▸ **WHAT THE EXERCISE ASKS**
Write the material out again in full, word for word. Do not include the pictures.

▸ **SUPPLIED MATERIAL**
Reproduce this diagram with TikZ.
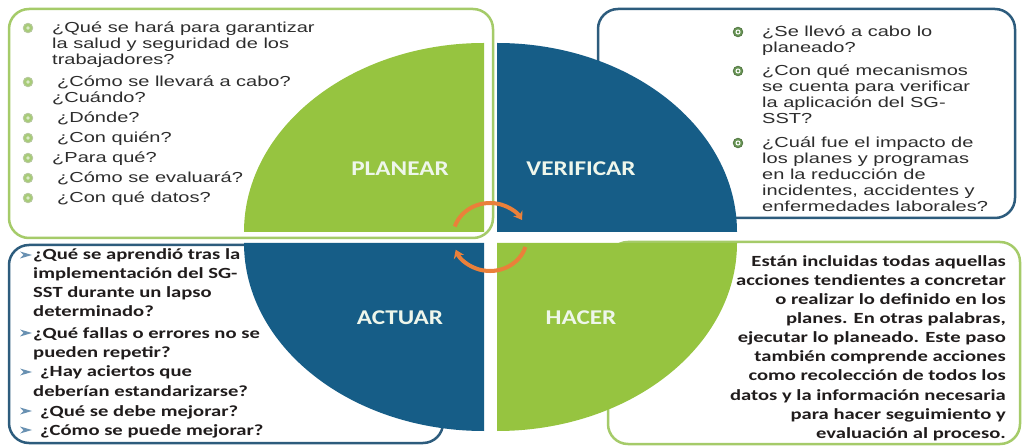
\documentclass[tikz,border=0pt]{standalone}
\usepackage{fontspec}
\usetikzlibrary{arrows.meta}
\newfontfamily\topfont[FakeStretch=1.38]{Liberation Sans}
\newfontfamily\botfont[FakeStretch=1.33]{Carlito}
\newfontfamily\labfont[FakeStretch=1.2]{Carlito}
\definecolor{qgreen}{RGB}{150,196,64}
\definecolor{qblue}{RGB}{22,93,135}
\definecolor{bgreen}{RGB}{165,203,105}
\definecolor{bblue}{RGB}{45,92,125}
\definecolor{txtgray}{RGB}{45,45,45}
\definecolor{btxt}{RGB}{32,28,28}
\definecolor{arrorange}{RGB}{234,128,58}
\definecolor{dotgreen}{RGB}{168,204,120}
\definecolor{dotdark}{RGB}{105,150,85}
\definecolor{arrowblue}{RGB}{105,145,178}
\definecolor{labwhite}{RGB}{238,246,235}
\pgfdeclarelayer{boxlayer}
\pgfsetlayers{boxlayer,main}
\begin{document}
\begin{tikzpicture}[x=1pt,y=1pt,
  box/.style={draw, line width=2.5pt, rounded corners=20pt, fill=white, inner sep=0pt, outer sep=0pt},
  toptext/.style={anchor=base west, inner sep=0pt, text=txtgray, font=\topfont\fontsize{14.5}{15.5}\selectfont},
  bottext/.style={anchor=base west, inner sep=0pt, text=btxt, font=\botfont\bfseries\fontsize{15.5}{19}\selectfont},
  brtext/.style={bottext, anchor=base east},
  quadlabel/.style={text=labwhite, font=\labfont\bfseries\fontsize{21}{24}\selectfont, inner sep=0pt},
  cyc/.style={draw=arrorange, line width=4pt, -{Stealth[length=8pt,width=11pt]}},
  lightdot/.style={fill=dotgreen, draw=dotgreen!80!black!60, line width=0.8pt},
  darkdot/.style={fill=dotdark, draw=dotdark!80!black, line width=0.8pt},
]
\useasboundingbox (0,0) rectangle (1023,-446);

\begin{pgfonlayer}{boxlayer}
\fill[white] (0,0) rectangle (1023,-446);
\node[box, draw=bgreen, minimum width=484pt, minimum height=229pt] (tlbox) at (251,-123.5) {};
\node[box, draw=bblue, minimum width=417pt, minimum height=209pt] (trbox) at (806.5,-113.5) {};
\node[box, draw=bblue, minimum width=434pt, minimum height=198pt] (blbox) at (226,-344) {};
\node[box, draw=bgreen, minimum width=412pt, minimum height=202pt] (brbox) at (814,-343) {};
\end{pgfonlayer}

% quadrants
\fill[qgreen] (484,-232) -- (244,-232) arc[start angle=180, end angle=90, x radius=240pt, y radius=189pt] -- cycle;
\fill[qblue] (497,-232) -- (497,-43) arc[start angle=90, end angle=0, x radius=240pt, y radius=189pt] -- cycle;
\fill[qblue] (484,-243) -- (244,-243) arc[start angle=180, end angle=270, x radius=240pt, y radius=188pt] -- cycle;
\fill[qgreen] (497,-243) -- (737,-243) arc[start angle=0, end angle=-90, x radius=240pt, y radius=188pt] -- cycle;

\node[quadlabel] (plan) at (400,-169) {PLANEAR};
\node[quadlabel] (verif) at (581,-169) {VERIFICAR};
\node[quadlabel] (act) at (400,-318) {ACTUAR};
\node[quadlabel] (hac) at (581,-318) {HACER};

% cycle arrows
\draw[cyc] ([shift={(162:37pt and 34pt)}]490,-237) arc[start angle=162, end angle=30, x radius=37pt, y radius=34pt];
\draw[cyc] ([shift={(-17:37pt and 34pt)}]490,-237) arc[start angle=-17, end angle=-158, x radius=37pt, y radius=34pt];

% top-left text
\foreach \py/\px/\ptext [count=\i] in {
  28/52/{¿Qué se hará para garantizar},
  44/52/{la salud y seguridad de los},
  60/52/{trabajadores?},
  82/57/{¿Cómo se llevará a cabo?},
  98/52/{¿Cuándo?},
  118/57/{¿Dónde?},
  138/57/{¿Con quién?},
  158/52/{¿Para qué?},
  178/57/{¿Cómo se evaluará?},
  198/57/{¿Con qué datos?}}
  \node[toptext] (tl\i) at (\px,-\py-5) {\ptext};
\foreach \py [count=\i] in {28,82,118,138,158,178,198}{
  \fill[lightdot] (28,-\py) circle[radius=4.8pt];
  \fill[white!60!dotgreen] (28,-\py) circle[radius=1.8pt];
}

% top-right text
\foreach \py/\ptext [count=\i] in {
  32/{¿Se llevó a cabo lo},
  48/{planeado?},
  71/{¿Con qué mecanismos},
  87/{se cuenta para verificar},
  103/{la aplicación del SG-},
  119/{SST?},
  143/{¿Cuál fue el impacto de},
  159/{los planes y programas},
  175/{en la reducción de},
  191/{incidentes, accidentes y},
  207/{enfermedades laborales?}}
  \node[toptext] (tr\i) at (762,-\py-5) {\ptext};
\foreach \py [count=\i] in {32,71,143}{
  \fill[darkdot] (738,-\py) circle[radius=4.8pt];
  \draw[white, line width=1pt] (738,-\py) circle[radius=2pt];
}

% bottom-left text
\foreach \py/\px/\ptext [count=\i] in {
  255/33/{¿Qué se aprendió tras la},
  274/33/{implementación del SG-},
  293/33/{SST durante un lapso},
  312/33/{determinado?},
  333/33/{¿Qué fallas o errores no se},
  352/33/{pueden repetir?},
  372/40/{¿Hay aciertos que},
  391/33/{deberían estandarizarse?},
  411/40/{¿Qué se debe mejorar?},
  430/40/{¿Cómo se puede mejorar?}}
  \node[bottext] (bl\i) at (\px,-\py-5) {\ptext};
\foreach \py [count=\i] in {255,333,372,411,430}{
  \fill[arrowblue] (20,-\py+3.5) -- (32,-\py) -- (20,-\py-3.5) -- (23.5,-\py) -- cycle;
}

% bottom-right text
\foreach \py/\ptext [count=\i] in {
  262/{Están incluidas todas aquellas},
  281/{acciones tendientes a concretar},
  300/{o realizar lo definido en los},
  319/{planes. En otras palabras,},
  338/{ejecutar lo planeado. Este paso},
  357/{también comprende acciones},
  376/{como recolección de todos los},
  395/{datos y la información necesaria},
  414/{para hacer seguimiento y},
  433/{evaluación al proceso.}}
  \node[brtext] (br\i) at (1006,-\py-5) {\ptext};
\end{tikzpicture}
\end{document}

▸ **EXERCISE OUTPUT**
Reproduce this diagram with TikZ.
\documentclass[tikz,border=0pt]{standalone}
\usepackage{fontspec}
\usetikzlibrary{arrows.meta}
\newfontfamily\topfont[FakeStretch=1.38]{Liberation Sans}
\newfontfamily\botfont[FakeStretch=1.33]{Carlito}
\newfontfamily\labfont[FakeStretch=1.2]{Carlito}
\definecolor{qgreen}{RGB}{150,196,64}
\definecolor{qblue}{RGB}{22,93,135}
\definecolor{bgreen}{RGB}{165,203,105}
\definecolor{bblue}{RGB}{45,92,125}
\definecolor{txtgray}{RGB}{45,45,45}
\definecolor{btxt}{RGB}{32,28,28}
\definecolor{arrorange}{RGB}{234,128,58}
\definecolor{dotgreen}{RGB}{168,204,120}
\definecolor{dotdark}{RGB}{105,150,85}
\definecolor{arrowblue}{RGB}{105,145,178}
\definecolor{labwhite}{RGB}{238,246,235}
\pgfdeclarelayer{boxlayer}
\pgfsetlayers{boxlayer,main}
\begin{document}
\begin{tikzpicture}[x=1pt,y=1pt,
  box/.style={draw, line width=2.5pt, rounded corners=20pt, fill=white, inner sep=0pt, outer sep=0pt},
  toptext/.style={anchor=base west, inner sep=0pt, text=txtgray, font=\topfont\fontsize{14.5}{15.5}\selectfont},
  bottext/.style={anchor=base west, inner sep=0pt, text=btxt, font=\botfont\bfseries\fontsize{15.5}{19}\selectfont},
  brtext/.style={bottext, anchor=base east},
  quadlabel/.style={text=labwhite, font=\labfont\bfseries\fontsize{21}{24}\selectfont, inner sep=0pt},
  cyc/.style={draw=arrorange, line width=4pt, -{Stealth[length=8pt,width=11pt]}},
  lightdot/.style={fill=dotgreen, draw=dotgreen!80!black!60, line width=0.8pt},
  darkdot/.style={fill=dotdark, draw=dotdark!80!black, line width=0.8pt},
]
\useasboundingbox (0,0) rectangle (1023,-446);

\begin{pgfonlayer}{boxlayer}
\fill[white] (0,0) rectangle (1023,-446);
\node[box, draw=bgreen, minimum width=484pt, minimum height=229pt] (tlbox) at (251,-123.5) {};
\node[box, draw=bblue, minimum width=417pt, minimum height=209pt] (trbox) at (806.5,-113.5) {};
\node[box, draw=bblue, minimum width=434pt, minimum height=198pt] (blbox) at (226,-344) {};
\node[box, draw=bgreen, minimum width=412pt, minimum height=202pt] (brbox) at (814,-343) {};
\end{pgfonlayer}

% quadrants
\fill[qgreen] (484,-232) -- (244,-232) arc[start angle=180, end angle=90, x radius=240pt, y radius=189pt] -- cycle;
\fill[qblue] (497,-232) -- (497,-43) arc[start angle=90, end angle=0, x radius=240pt, y radius=189pt] -- cycle;
\fill[qblue] (484,-243) -- (244,-243) arc[start angle=180, end angle=270, x radius=240pt, y radius=188pt] -- cycle;
\fill[qgreen] (497,-243) -- (737,-243) arc[start angle=0, end angle=-90, x radius=240pt, y radius=188pt] -- cycle;

\node[quadlabel] (plan) at (400,-169) {PLANEAR};
\node[quadlabel] (verif) at (581,-169) {VERIFICAR};
\node[quadlabel] (act) at (400,-318) {ACTUAR};
\node[quadlabel] (hac) at (581,-318) {HACER};

% cycle arrows
\draw[cyc] ([shift={(162:37pt and 34pt)}]490,-237) arc[start angle=162, end angle=30, x radius=37pt, y radius=34pt];
\draw[cyc] ([shift={(-17:37pt and 34pt)}]490,-237) arc[start angle=-17, end angle=-158, x radius=37pt, y radius=34pt];

% top-left text
\foreach \py/\px/\ptext [count=\i] in {
  28/52/{¿Qué se hará para garantizar},
  44/52/{la salud y seguridad de los},
  60/52/{trabajadores?},
  82/57/{¿Cómo se llevará a cabo?},
  98/52/{¿Cuándo?},
  118/57/{¿Dónde?},
  138/57/{¿Con quién?},
  158/52/{¿Para qué?},
  178/57/{¿Cómo se evaluará?},
  198/57/{¿Con qué datos?}}
  \node[toptext] (tl\i) at (\px,-\py-5) {\ptext};
\foreach \py [count=\i] in {28,82,118,138,158,178,198}{
  \fill[lightdot] (28,-\py) circle[radius=4.8pt];
  \fill[white!60!dotgreen] (28,-\py) circle[radius=1.8pt];
}

% top-right text
\foreach \py/\ptext [count=\i] in {
  32/{¿Se llevó a cabo lo},
  48/{planeado?},
  71/{¿Con qué mecanismos},
  87/{se cuenta para verificar},
  103/{la aplicación del SG-},
  119/{SST?},
  143/{¿Cuál fue el impacto de},
  159/{los planes y programas},
  175/{en la reducción de},
  191/{incidentes, accidentes y},
  207/{enfermedades laborales?}}
  \node[toptext] (tr\i) at (762,-\py-5) {\ptext};
\foreach \py [count=\i] in {32,71,143}{
  \fill[darkdot] (738,-\py) circle[radius=4.8pt];
  \draw[white, line width=1pt] (738,-\py) circle[radius=2pt];
}

% bottom-left text
\foreach \py/\px/\ptext [count=\i] in {
  255/33/{¿Qué se aprendió tras la},
  274/33/{implementación del SG-},
  293/33/{SST durante un lapso},
  312/33/{determinado?},
  333/33/{¿Qué fallas o errores no se},
  352/33/{pueden repetir?},
  372/40/{¿Hay aciertos que},
  391/33/{deberían estandarizarse?},
  411/40/{¿Qué se debe mejorar?},
  430/40/{¿Cómo se puede mejorar?}}
  \node[bottext] (bl\i) at (\px,-\py-5) {\ptext};
\foreach \py [count=\i] in {255,333,372,411,430}{
  \fill[arrowblue] (20,-\py+3.5) -- (32,-\py) -- (20,-\py-3.5) -- (23.5,-\py) -- cycle;
}

% bottom-right text
\foreach \py/\ptext [count=\i] in {
  262/{Están incluidas todas aquellas},
  281/{acciones tendientes a concretar},
  300/{o realizar lo definido en los},
  319/{planes. En otras palabras,},
  338/{ejecutar lo planeado. Este paso},
  357/{también comprende acciones},
  376/{como recolección de todos los},
  395/{datos y la información necesaria},
  414/{para hacer seguimiento y},
  433/{evaluación al proceso.}}
  \node[brtext] (br\i) at (1006,-\py-5) {\ptext};
\end{tikzpicture}
\end{document}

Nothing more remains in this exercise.